Pour sa première contribution aux festivités qui émailleront cette année Beethoven, le ci-devant Orchestre national de Belgique – devenu aujourd’hui Belgian National Orchestra – et son chef Hugh Wolff n’avaient certainement pas choisi la solution de facilité qui aurait consisté à offrir symphonies ou concertos du maître de Bonn au public du Palais des Beaux-Arts, mais avaient opté pour ce chef-d’œuvre somme toute assez rare au concert qu’est la gigantesque Missa solemnis. Dans cette œuvre complexe et fascinante, Beethoven regarde par moments vers le passé (Palestrina et surtout Haendel) sans hésiter à bouleverser la conception de la musique sacrée de son temps, en confiant un rôle d’une importance jusqu’alors inédite à l’orchestre. Celui-ci est ici bien davantage qu'un simple soutien du chœur (protagoniste essentiel) et des solistes, mais devient un acteur de premier plan.
L’approche retenue par Hugh Wolff peut être qualifiée de traditionnelle dans le meilleur sens du terme. Tout au long de l’ouvrage, le chef veille à obtenir un son chaleureux et souple de la phalange bruxelloise. Celle-ci paraît sous son meilleur jour avec des cordes chaudes et ductiles, des bois pleins de personnalité et des cuivres fermes et sûrs. Outre un orchestre en pleine forme, Wolff peut compter sur un ensemble choral de toute première qualité d’environ 80 chanteurs regroupant la Cappella Amsterdam et l’Ensemble Vocal de Lausanne. On ne dira jamais assez l’avantage qu’il y a à disposer, dans une œuvre aussi exigeante, de choristes professionnels de cette qualité, capables d’affronter ces pages redoutables avec une maîtrise confondante. Bravo à leur chef Daniel Reuss et profitons-en pour indiquer qu'il dirigera ce même ensemble choral dans la Missa solemnis lors de Folle journée de Nantes les 31 janvier et 1er février ainsi qu’à Lausanne le 5 février.
Dès le « Kyrie » initial, alors que l’ensemble choral montre déjà ses qualités, on peut apprécier la maîtrise du chef : balance orchestrale parfaite, finesse des phrasés, tempos parfaitement choisis. Évidemment, cette grande messe exige un quatuor de solistes de première qualité et il y a ici de quoi contenter les plus difficiles : la soprano Camilla Tilling, la mezzo Marianne Beate Kielland, le ténor Thomas Walker et la basse Hanno Müller-Brachmann défendent cette musique avec un engagement total, tout en évitant de tomber dans une théâtralité hors de propos.

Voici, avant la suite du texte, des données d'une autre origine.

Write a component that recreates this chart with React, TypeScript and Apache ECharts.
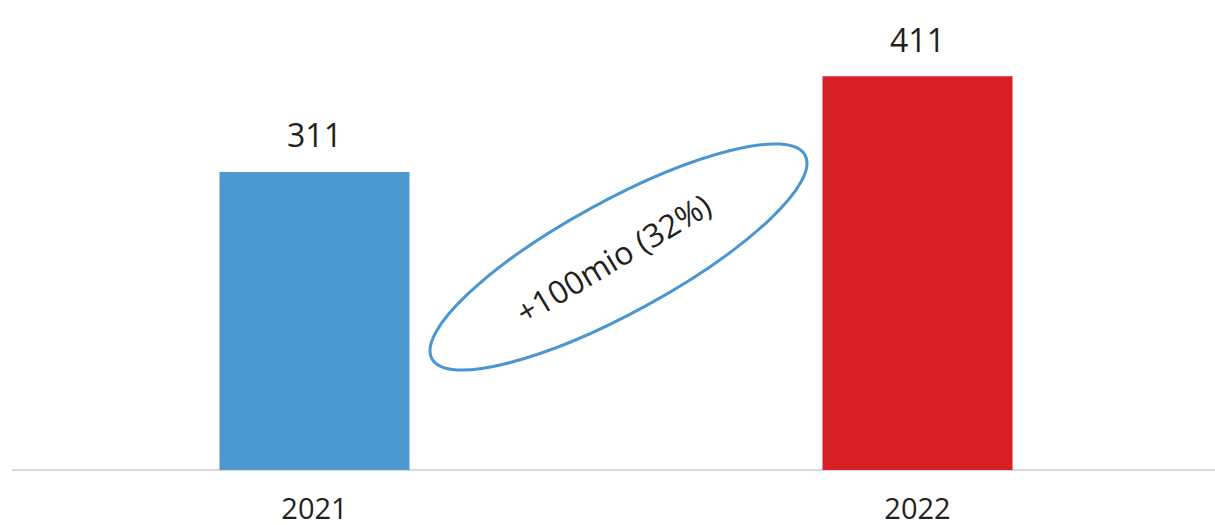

On ne pourrait pas faire de plus grand compliment à tous les interprètes que de dire qu’ils se sont mis entièrement au service de la musique pour présenter cette œuvre d’une infinie richesse : alternent alors aux oreilles des auditeurs de jubilatoires fugues néo-haendeliennes avec des passages d’une infinie douceur, la supplication du croyant avec l’affirmation de sa foi, la brillance orchestrale et le recueillement. On ne manquera pas non plus de féliciter le Konzertmeister Alexei Moshkov, véritablement souverain dans son intervention dans le « Benedictus », agissant comme un cinquième soliste, dialoguant aussi bien avec les bois de l’orchestre qu’avec les chanteurs.
Plus que tout, on retiendra ici la sincérité et l’intégrité du chef, sa profondeur sans lourdeur, la clarté de sa vision et sa parfaite collaboration avec ses vaillantes forces orchestrales et chorales (sans oublier les solistes) qu’il a su conduire à un triomphe mérité.